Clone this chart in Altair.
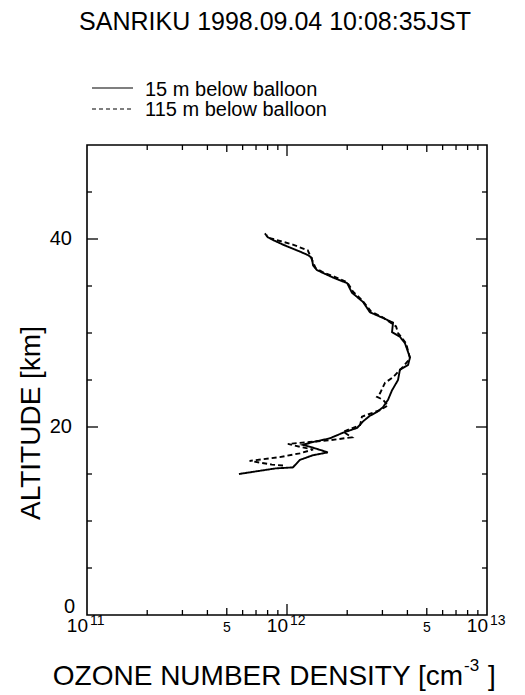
import altair as alt
import pandas as pd

# ---------------- data ----------------
series_names = ["15 m below balloon", "115 m below balloon"]

solid_alt = [15.0, 15.6, 15.7, 16.5, 17.0, 17.3, 17.8, 18.1, 18.4, 18.8, 19.4, 19.9,
             20.6, 21.2, 21.6, 22.1, 22.9, 23.9, 25.0, 26.1, 26.6, 27.4, 28.9, 29.6,
             30.1, 31.1, 31.6, 32.2, 33.3, 34.3, 35.3, 35.9, 36.4, 36.7, 37.2, 38.0,
             38.3, 38.8, 39.4, 39.9, 40.2, 40.6]
solid_dens = [0.575e12, 0.88e12, 1.07e12, 1.16e12, 1.35e12, 1.60e12, 1.35e12, 1.20e12,
              1.35e12, 1.64e12, 1.91e12, 2.24e12, 2.40e12, 2.60e12, 2.82e12, 3.02e12,
              3.20e12, 3.35e12, 3.59e12, 3.67e12, 4.03e12, 4.12e12, 3.89e12, 3.67e12,
              3.35e12, 3.39e12, 3.02e12, 2.60e12, 2.40e12, 2.11e12, 2.00e12, 1.70e12,
              1.51e12, 1.41e12, 1.35e12, 1.33e12, 1.27e12, 1.12e12, 0.955e12, 0.85e12,
              0.80e12, 0.775e12]

dashed_alt = [15.9, 16.0, 16.4, 16.8, 17.2, 17.6, 17.9, 18.2, 18.4, 18.6, 18.9, 19.5,
              20.2, 21.1, 21.8, 22.3, 22.9, 23.2, 23.6, 24.7, 25.3, 26.4, 27.3, 28.9,
              30.0, 30.7, 31.6, 32.3, 33.5, 34.4, 35.4, 36.0, 36.5, 36.9, 38.0, 38.8,
              39.4, 39.7, 40.1, 40.4]
dashed_dens = [0.955e12, 0.84e12, 0.65e12, 0.92e12, 1.16e12, 1.35e12, 1.16e12, 1.01e12,
               1.30e12, 1.64e12, 2.11e12, 1.91e12, 2.32e12, 2.37e12, 2.92e12, 3.20e12,
               3.02e12, 2.82e12, 2.92e12, 3.09e12, 3.39e12, 3.80e12, 4.12e12, 3.94e12,
               3.59e12, 3.51e12, 3.05e12, 2.63e12, 2.37e12, 2.14e12, 2.00e12, 1.72e12,
               1.50e12, 1.39e12, 1.32e12, 1.27e12, 1.07e12, 0.955e12, 0.82e12, 0.79e12]

y_major_ticks = [20, 40]
y_minor_ticks = [5, 10, 15, 25, 30, 35, 45]
y_tick_labels = [0, 20, 40]
x_major_ticks = [1e12]
x_mid_ticks = [5e11, 5e12]
x_minor_ticks = [2e11, 3e11, 4e11, 6e11, 7e11, 8e11, 9e11,
                 2e12, 3e12, 4e12, 6e12, 7e12, 8e12, 9e12]
x_decade_vals = [1e11, 1e12, 1e13]
x_decade_base = ["10", "10", "10"]
x_decade_exp = ["11", "12", "13"]
x_five_vals = [5e11, 5e12]
x_five_text = ["5", "5"]

title_text = "SANRIKU 1998.09.04 10:08:35JST"
y_title = "ALTITUDE [km]"
x_title_main = "OZONE NUMBER DENSITY [cm"
x_title_sup = "-3"
x_title_end = "]"

# ---------------- build ----------------
W, H = 400, 470
F = "Liberation Sans"

rows = []
for i, (a, d) in enumerate(zip(solid_alt, solid_dens)):
    rows.append({"series": series_names[0], "idx": i, "alt": a, "dens": d})
for i, (a, d) in enumerate(zip(dashed_alt, dashed_dens)):
    rows.append({"series": series_names[1], "idx": i, "alt": a, "dens": d})
df = pd.DataFrame(rows)

xscale = alt.Scale(type="log", domain=[1e11, 1e13], nice=False)
yscale = alt.Scale(domain=[0, 50], nice=False)

lines = alt.Chart(df).mark_line(color="black", strokeWidth=1.9, clip=True).encode(
    x=alt.X("dens:Q", scale=xscale, axis=None),
    y=alt.Y("alt:Q", scale=yscale, axis=None),
    strokeDash=alt.StrokeDash("series:N",
                              scale=alt.Scale(domain=series_names, range=[[1, 0], [5, 3]]),
                              legend=None),
    order=alt.Order("idx:Q"),
)


def yticks(vals, L):
    d = pd.DataFrame({"v": vals})
    base = alt.Chart(d).mark_rule(color="black", strokeWidth=1.3)
    left = base.encode(y=alt.Y("v:Q", scale=yscale, axis=None), x=alt.value(0), x2=alt.value(L))
    right = base.encode(y=alt.Y("v:Q", scale=yscale, axis=None), x=alt.value(W), x2=alt.value(W - L))
    return [left, right]


def xticks(vals, L):
    d = pd.DataFrame({"v": vals})
    base = alt.Chart(d).mark_rule(color="black", strokeWidth=1.3)
    bottom = base.encode(x=alt.X("v:Q", scale=xscale, axis=None), y=alt.value(H), y2=alt.value(H - L))
    top = base.encode(x=alt.X("v:Q", scale=xscale, axis=None), y=alt.value(0), y2=alt.value(L))
    return [bottom, top]


tick_layers = (yticks(y_major_ticks, 11) + yticks(y_minor_ticks, 5)
               + xticks(x_major_ticks, 11) + xticks(x_mid_ticks, 7) + xticks(x_minor_ticks, 5))

# x tick labels
dec_df = pd.DataFrame({"v": x_decade_vals, "base": x_decade_base, "exp": x_decade_exp})
dec_base = alt.Chart(dec_df).mark_text(align="right", baseline="alphabetic", fontSize=19,
                                        font=F, dx=1, color="black").encode(
    x=alt.X("v:Q", scale=xscale, axis=None), y=alt.value(H + 17), text="base:N")
dec_exp = alt.Chart(dec_df).mark_text(align="left", baseline="alphabetic", fontSize=14,
                                       font=F, dx=3, color="black").encode(
    x=alt.X("v:Q", scale=xscale, axis=None), y=alt.value(H + 10), text="exp:N")
five_df = pd.DataFrame({"v": x_five_vals, "t": x_five_text})
five = alt.Chart(five_df).mark_text(align="center", baseline="alphabetic", fontSize=14,
                                     font=F, color="black").encode(
    x=alt.X("v:Q", scale=xscale, axis=None), y=alt.value(H + 17), text="t:N")

# y tick labels
ylab_df = pd.DataFrame({"v": y_tick_labels})
ylab_hi = alt.Chart(ylab_df).transform_filter("datum.v > 0").mark_text(
    align="right", baseline="middle", fontSize=20, font=F, color="black").encode(
    y=alt.Y("v:Q", scale=yscale, axis=None), x=alt.value(-15), text="v:Q")
ylab_zero = alt.Chart(ylab_df).transform_filter("datum.v == 0").mark_text(
    align="right", baseline="middle", fontSize=20, font=F, color="black", dy=-8).encode(
    y=alt.Y("v:Q", scale=yscale, axis=None), x=alt.value(-12), text="v:Q")

# titles
one = pd.DataFrame({"t": [title_text]})
title = alt.Chart(one).mark_text(align="center", baseline="alphabetic", fontSize=25,
                                 font=F, color="black").encode(
    x=alt.value(188), y=alt.value(-115), text="t:N")

ytitle = alt.Chart(pd.DataFrame({"t": [y_title]})).mark_text(
    align="center", baseline="middle", angle=270, fontSize=28, font=F, color="black").encode(
    x=alt.value(-55), y=alt.value(278), text="t:N")

xt_main = alt.Chart(pd.DataFrame({"t": [x_title_main]})).mark_text(
    align="right", baseline="alphabetic", fontSize=28, font=F, color="black").encode(
    x=alt.value(376), y=alt.value(H + 70), text="t:N")
xt_sup = alt.Chart(pd.DataFrame({"t": [x_title_sup]})).mark_text(
    align="left", baseline="alphabetic", fontSize=17, font=F, color="black").encode(
    x=alt.value(377), y=alt.value(H + 56), text="t:N")
xt_end = alt.Chart(pd.DataFrame({"t": [x_title_end]})).mark_text(
    align="left", baseline="alphabetic", fontSize=28, font=F, color="black").encode(
    x=alt.value(401), y=alt.value(H + 70), text="t:N")

# legend
leg1 = pd.DataFrame({"t": [series_names[0]]})
leg2 = pd.DataFrame({"t": [series_names[1]]})
leg_line1 = alt.Chart(leg1).mark_rule(color="black", strokeWidth=1.2).encode(
    x=alt.value(5), x2=alt.value(46), y=alt.value(-57))
leg_line2 = alt.Chart(leg2).mark_rule(color="black", strokeWidth=1.2, strokeDash=[4, 3]).encode(
    x=alt.value(5), x2=alt.value(46), y=alt.value(-36))
leg_text1 = alt.Chart(leg1).mark_text(align="left", baseline="alphabetic", fontSize=20,
                                      font=F, color="black").encode(
    x=alt.value(58), y=alt.value(-49), text="t:N")
leg_text2 = alt.Chart(leg2).mark_text(align="left", baseline="alphabetic", fontSize=20,
                                      font=F, color="black").encode(
    x=alt.value(58), y=alt.value(-29), text="t:N")

chart = alt.layer(
    lines, *tick_layers, dec_base, dec_exp, five, ylab_hi, ylab_zero,
    title, ytitle, xt_main, xt_sup, xt_end,
    leg_line1, leg_line2, leg_text1, leg_text2,
).resolve_scale(strokeDash="independent").properties(
    width=W, height=H,
    autosize=alt.AutoSizeParams(type="none"),
    padding={"left": 87, "top": 145, "right": 38, "bottom": 80},
    background="white",
).configure_view(stroke="black", strokeWidth=1.6)

chart.save("out.html", embed_options={"renderer": "svg", "actions": False})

-------------------------

* TASK TO COMPLETE *
Each line from the top of the material through the line containing "0.955e12, 0.82e12, 0.79e12]" should be reproduced exactly; please drop any images.

* TASK RESPONSE *
Clone this chart in Altair.
import altair as alt
import pandas as pd

# ---------------- data ----------------
series_names = ["15 m below balloon", "115 m below balloon"]

solid_alt = [15.0, 15.6, 15.7, 16.5, 17.0, 17.3, 17.8, 18.1, 18.4, 18.8, 19.4, 19.9,
             20.6, 21.2, 21.6, 22.1, 22.9, 23.9, 25.0, 26.1, 26.6, 27.4, 28.9, 29.6,
             30.1, 31.1, 31.6, 32.2, 33.3, 34.3, 35.3, 35.9, 36.4, 36.7, 37.2, 38.0,
             38.3, 38.8, 39.4, 39.9, 40.2, 40.6]
solid_dens = [0.575e12, 0.88e12, 1.07e12, 1.16e12, 1.35e12, 1.60e12, 1.35e12, 1.20e12,
              1.35e12, 1.64e12, 1.91e12, 2.24e12, 2.40e12, 2.60e12, 2.82e12, 3.02e12,
              3.20e12, 3.35e12, 3.59e12, 3.67e12, 4.03e12, 4.12e12, 3.89e12, 3.67e12,
              3.35e12, 3.39e12, 3.02e12, 2.60e12, 2.40e12, 2.11e12, 2.00e12, 1.70e12,
              1.51e12, 1.41e12, 1.35e12, 1.33e12, 1.27e12, 1.12e12, 0.955e12, 0.85e12,
              0.80e12, 0.775e12]

dashed_alt = [15.9, 16.0, 16.4, 16.8, 17.2, 17.6, 17.9, 18.2, 18.4, 18.6, 18.9, 19.5,
              20.2, 21.1, 21.8, 22.3, 22.9, 23.2, 23.6, 24.7, 25.3, 26.4, 27.3, 28.9,
              30.0, 30.7, 31.6, 32.3, 33.5, 34.4, 35.4, 36.0, 36.5, 36.9, 38.0, 38.8,
              39.4, 39.7, 40.1, 40.4]
dashed_dens = [0.955e12, 0.84e12, 0.65e12, 0.92e12, 1.16e12, 1.35e12, 1.16e12, 1.01e12,
               1.30e12, 1.64e12, 2.11e12, 1.91e12, 2.32e12, 2.37e12, 2.92e12, 3.20e12,
               3.02e12, 2.82e12, 2.92e12, 3.09e12, 3.39e12, 3.80e12, 4.12e12, 3.94e12,
               3.59e12, 3.51e12, 3.05e12, 2.63e12, 2.37e12, 2.14e12, 2.00e12, 1.72e12,
               1.50e12, 1.39e12, 1.32e12, 1.27e12, 1.07e12, 0.955e12, 0.82e12, 0.79e12]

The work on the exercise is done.